Use this tool to estimate your monthly credit card interest, effective annual rate, and how long payoff could take based on your payment amount.
Assumes daily compounding and converts it to an average monthly rate for planning purposes.
What this credit card interest calculator helps you see
Most people know their card APR, but fewer people know what that APR means for a monthly bill. This calculator turns the rate into practical numbers: estimated monthly interest cost, effective annual interest rate, and a rough payoff timeline.
That matters because credit card interest compounds. If you carry a balance and only make minimum or near-minimum payments, a large part of your payment can go to interest instead of principal.
How credit card interest is calculated
APR vs daily periodic rate
APR is an annual rate. Credit card issuers usually apply interest daily, using a daily periodic rate:
Daily periodic rate = APR / 365
For example, a 22.99% APR is roughly 0.063% per day. That daily amount is applied to your balance, and the balance can grow each day if unpaid.
Compounding effect
Because interest is often added every day, you effectively pay interest on prior interest. Over time, this can significantly increase total repayment cost. Even small APR changes can produce meaningful differences over long payoff periods.

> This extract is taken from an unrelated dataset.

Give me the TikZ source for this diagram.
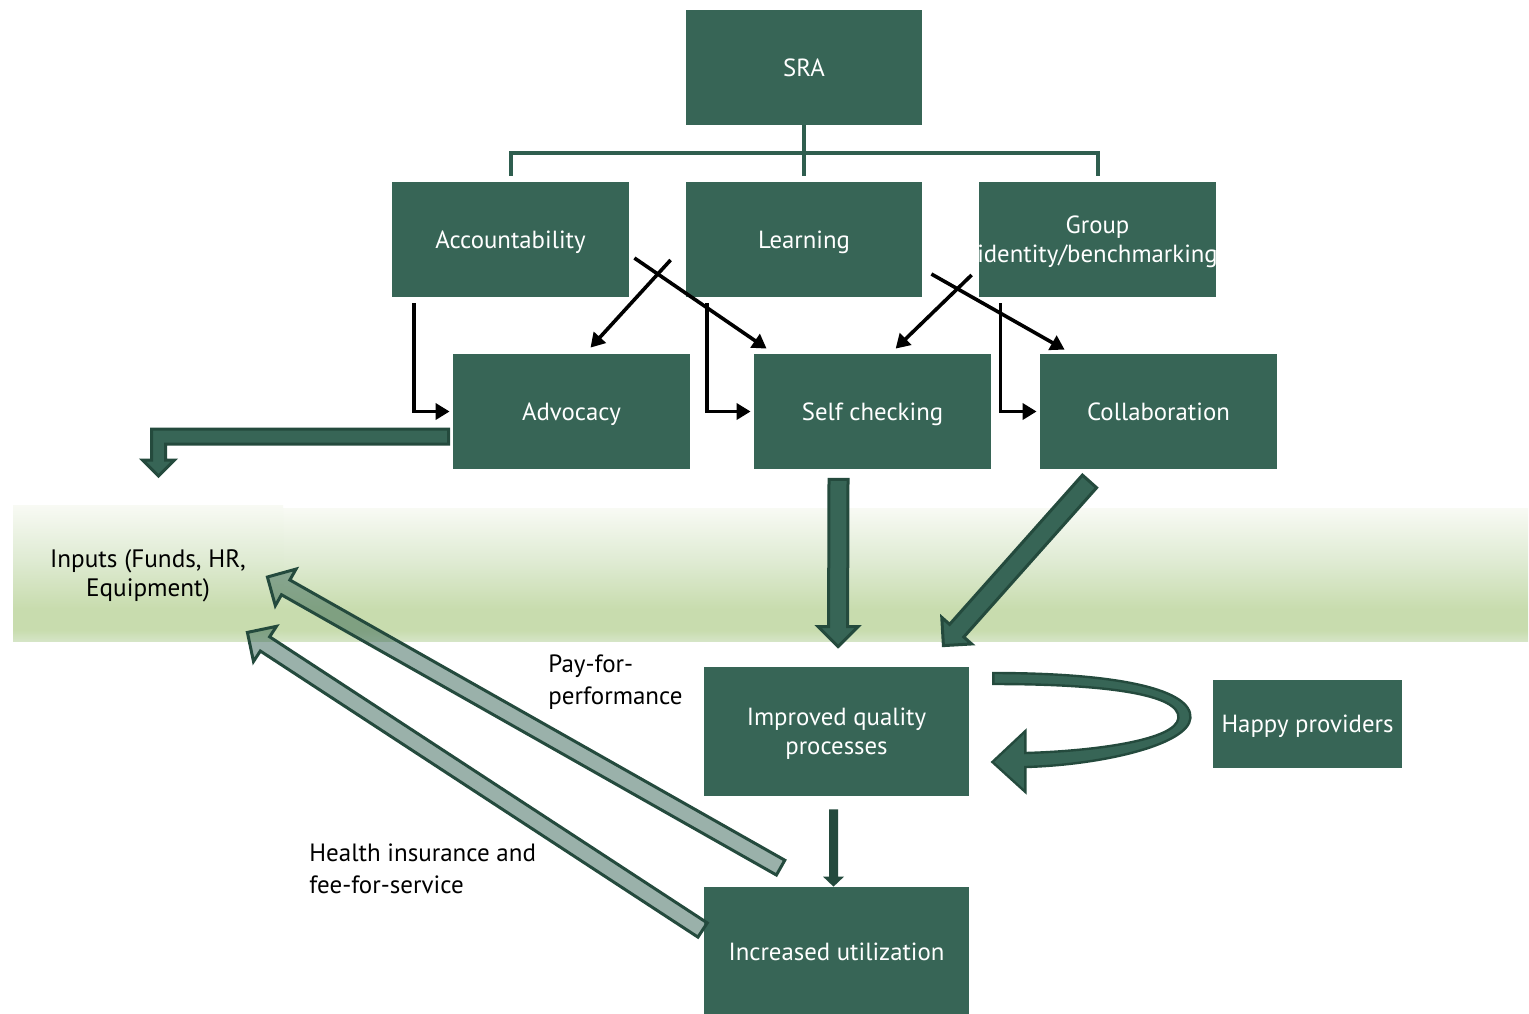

How to use this calculator
- Enter your current credit card balance.
- Enter your APR from your card statement.
- Enter how much you plan to pay each month.
- Enter any new monthly charges you expect to add.

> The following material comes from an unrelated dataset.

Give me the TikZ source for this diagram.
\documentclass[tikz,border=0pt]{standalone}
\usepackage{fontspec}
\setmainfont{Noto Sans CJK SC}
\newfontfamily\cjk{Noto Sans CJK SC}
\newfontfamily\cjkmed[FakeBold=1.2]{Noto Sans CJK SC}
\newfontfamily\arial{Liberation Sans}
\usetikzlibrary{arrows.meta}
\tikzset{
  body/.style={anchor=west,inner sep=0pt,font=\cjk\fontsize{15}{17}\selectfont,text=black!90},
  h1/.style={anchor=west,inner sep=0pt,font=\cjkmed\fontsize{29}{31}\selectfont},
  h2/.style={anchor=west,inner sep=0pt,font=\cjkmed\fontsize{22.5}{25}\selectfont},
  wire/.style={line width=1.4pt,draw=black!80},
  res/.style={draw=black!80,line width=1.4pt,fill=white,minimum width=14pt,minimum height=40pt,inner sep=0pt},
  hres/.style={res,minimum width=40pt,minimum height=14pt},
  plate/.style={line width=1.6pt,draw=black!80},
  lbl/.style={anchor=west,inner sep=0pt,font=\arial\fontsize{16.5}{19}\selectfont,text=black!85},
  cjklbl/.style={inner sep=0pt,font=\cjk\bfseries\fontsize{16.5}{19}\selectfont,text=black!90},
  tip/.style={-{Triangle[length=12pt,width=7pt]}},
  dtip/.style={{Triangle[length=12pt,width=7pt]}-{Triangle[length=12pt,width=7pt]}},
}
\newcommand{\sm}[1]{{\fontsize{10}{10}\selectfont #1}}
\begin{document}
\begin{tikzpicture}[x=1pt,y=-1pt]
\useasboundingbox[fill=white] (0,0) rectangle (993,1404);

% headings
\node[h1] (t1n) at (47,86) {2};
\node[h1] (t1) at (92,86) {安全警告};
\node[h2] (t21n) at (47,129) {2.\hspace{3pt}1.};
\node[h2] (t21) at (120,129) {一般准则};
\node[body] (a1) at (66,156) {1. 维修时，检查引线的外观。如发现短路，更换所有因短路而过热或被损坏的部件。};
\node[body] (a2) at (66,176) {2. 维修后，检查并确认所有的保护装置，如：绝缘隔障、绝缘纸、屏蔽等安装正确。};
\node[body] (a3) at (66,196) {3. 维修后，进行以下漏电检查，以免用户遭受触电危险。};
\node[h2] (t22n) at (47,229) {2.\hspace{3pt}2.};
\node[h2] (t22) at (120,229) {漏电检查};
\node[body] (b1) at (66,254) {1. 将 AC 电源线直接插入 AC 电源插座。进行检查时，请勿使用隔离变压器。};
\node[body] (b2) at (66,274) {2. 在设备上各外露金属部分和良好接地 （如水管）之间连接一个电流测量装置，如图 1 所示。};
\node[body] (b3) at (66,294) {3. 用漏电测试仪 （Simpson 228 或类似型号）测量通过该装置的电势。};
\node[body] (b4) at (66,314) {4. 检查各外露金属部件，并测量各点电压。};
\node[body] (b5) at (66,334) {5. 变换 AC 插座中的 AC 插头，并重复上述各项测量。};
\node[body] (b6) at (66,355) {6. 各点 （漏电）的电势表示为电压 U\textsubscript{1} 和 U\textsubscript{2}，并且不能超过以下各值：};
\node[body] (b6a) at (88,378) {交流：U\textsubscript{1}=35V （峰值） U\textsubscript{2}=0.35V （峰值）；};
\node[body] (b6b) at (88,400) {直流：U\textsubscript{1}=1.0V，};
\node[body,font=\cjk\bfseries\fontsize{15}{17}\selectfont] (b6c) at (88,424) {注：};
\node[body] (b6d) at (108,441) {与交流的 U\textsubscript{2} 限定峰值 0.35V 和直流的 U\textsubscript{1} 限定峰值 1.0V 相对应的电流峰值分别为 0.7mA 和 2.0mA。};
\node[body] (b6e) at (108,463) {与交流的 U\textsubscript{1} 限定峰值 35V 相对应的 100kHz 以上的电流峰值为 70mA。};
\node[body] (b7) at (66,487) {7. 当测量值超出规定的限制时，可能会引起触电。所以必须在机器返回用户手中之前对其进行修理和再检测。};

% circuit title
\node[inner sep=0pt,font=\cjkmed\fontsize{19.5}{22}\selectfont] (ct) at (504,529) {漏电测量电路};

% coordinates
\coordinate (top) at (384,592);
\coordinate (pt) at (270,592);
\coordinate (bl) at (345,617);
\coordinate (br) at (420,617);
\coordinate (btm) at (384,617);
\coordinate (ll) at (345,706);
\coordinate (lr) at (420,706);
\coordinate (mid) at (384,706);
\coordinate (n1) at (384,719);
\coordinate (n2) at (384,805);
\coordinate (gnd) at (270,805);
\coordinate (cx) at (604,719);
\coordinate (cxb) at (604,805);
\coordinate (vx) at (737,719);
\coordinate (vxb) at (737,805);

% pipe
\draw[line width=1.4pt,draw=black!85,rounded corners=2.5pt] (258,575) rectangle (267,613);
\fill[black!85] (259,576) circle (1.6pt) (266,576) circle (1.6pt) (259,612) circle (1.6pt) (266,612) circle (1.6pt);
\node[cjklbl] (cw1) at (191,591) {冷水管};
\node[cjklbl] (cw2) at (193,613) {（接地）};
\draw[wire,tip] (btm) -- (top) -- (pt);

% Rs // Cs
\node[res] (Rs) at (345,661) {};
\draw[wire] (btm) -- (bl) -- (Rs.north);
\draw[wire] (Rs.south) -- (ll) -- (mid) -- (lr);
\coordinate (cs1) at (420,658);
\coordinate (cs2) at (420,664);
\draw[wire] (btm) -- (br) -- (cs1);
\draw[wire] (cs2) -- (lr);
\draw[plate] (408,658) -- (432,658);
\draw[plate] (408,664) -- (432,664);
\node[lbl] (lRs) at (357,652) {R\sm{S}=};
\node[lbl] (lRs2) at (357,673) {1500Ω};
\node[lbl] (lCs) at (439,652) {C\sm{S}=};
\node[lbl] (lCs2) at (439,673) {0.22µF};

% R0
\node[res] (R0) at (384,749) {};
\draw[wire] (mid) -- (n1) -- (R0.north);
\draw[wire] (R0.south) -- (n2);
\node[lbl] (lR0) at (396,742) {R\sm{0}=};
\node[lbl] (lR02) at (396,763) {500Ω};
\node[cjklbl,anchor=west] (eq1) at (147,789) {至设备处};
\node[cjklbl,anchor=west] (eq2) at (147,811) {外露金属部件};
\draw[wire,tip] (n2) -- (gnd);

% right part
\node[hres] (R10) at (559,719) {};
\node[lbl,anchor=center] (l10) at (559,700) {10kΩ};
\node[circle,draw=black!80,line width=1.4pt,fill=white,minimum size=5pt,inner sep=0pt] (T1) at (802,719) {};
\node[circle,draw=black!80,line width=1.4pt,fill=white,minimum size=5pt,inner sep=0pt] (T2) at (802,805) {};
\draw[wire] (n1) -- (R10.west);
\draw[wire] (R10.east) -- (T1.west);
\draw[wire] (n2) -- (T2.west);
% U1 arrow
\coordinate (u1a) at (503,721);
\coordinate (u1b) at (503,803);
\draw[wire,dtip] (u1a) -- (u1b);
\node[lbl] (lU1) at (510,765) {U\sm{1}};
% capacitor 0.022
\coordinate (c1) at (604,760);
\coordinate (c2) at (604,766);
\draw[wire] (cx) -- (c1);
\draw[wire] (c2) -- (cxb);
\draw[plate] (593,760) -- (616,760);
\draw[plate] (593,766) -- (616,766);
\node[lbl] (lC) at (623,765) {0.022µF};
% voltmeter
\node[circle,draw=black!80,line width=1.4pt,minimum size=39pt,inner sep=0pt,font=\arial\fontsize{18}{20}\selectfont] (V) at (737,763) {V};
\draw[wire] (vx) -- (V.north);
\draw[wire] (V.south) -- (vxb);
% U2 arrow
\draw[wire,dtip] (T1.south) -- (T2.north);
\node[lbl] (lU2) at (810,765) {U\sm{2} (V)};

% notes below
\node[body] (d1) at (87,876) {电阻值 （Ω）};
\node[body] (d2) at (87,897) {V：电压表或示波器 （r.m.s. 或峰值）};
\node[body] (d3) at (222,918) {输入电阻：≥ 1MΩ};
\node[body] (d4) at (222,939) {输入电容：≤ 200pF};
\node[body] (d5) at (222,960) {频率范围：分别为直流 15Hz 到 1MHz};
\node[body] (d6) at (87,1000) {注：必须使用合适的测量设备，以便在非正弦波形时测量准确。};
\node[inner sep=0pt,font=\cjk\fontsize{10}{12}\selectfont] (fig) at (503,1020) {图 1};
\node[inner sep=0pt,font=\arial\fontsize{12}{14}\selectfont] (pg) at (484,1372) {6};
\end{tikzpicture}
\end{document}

- Click Calculate to estimate monthly interest and payoff path.
If your payment is too low to cover monthly interest plus new charges, the calculator will warn you that the balance will not be paid down under current assumptions.
Example scenario
Suppose you carry a $5,000 balance at 22.99% APR and pay $200/month with no new purchases. Your monthly interest may start near $100. That means roughly half of your first payment goes to interest rather than debt reduction. Increasing the payment by even $50 to $100 can shorten payoff time substantially and cut total interest paid.
Ways to lower credit card interest cost
- Pay more than the minimum whenever possible.
- Stop adding new charges while paying down existing balances.
- Request a lower APR from your issuer, especially with a solid payment history.
- Use balance transfer offers carefully and account for transfer fees.
- Prioritize highest APR debt first (avalanche strategy) to minimize total interest.
Frequently asked questions
Is APR the same as the monthly interest rate?
No. APR is yearly. Your monthly interest is derived from the daily or periodic rate and compounding method used by your card issuer.
Why might my statement not match this calculator exactly?
Issuers may use average daily balance methods, different cycle lengths, fees, and transaction dates. This calculator is a planning estimate, not a statement-level reconciliation tool.
Can I use this for multiple cards?
Yes. Run each card separately, then compare which card costs the most in interest and should be targeted first.
Final thought
Interest can feel invisible until you model it. A simple calculation can turn a vague debt plan into a concrete strategy with a timeline. Use this tool monthly, update the numbers from your statement, and track your payoff progress.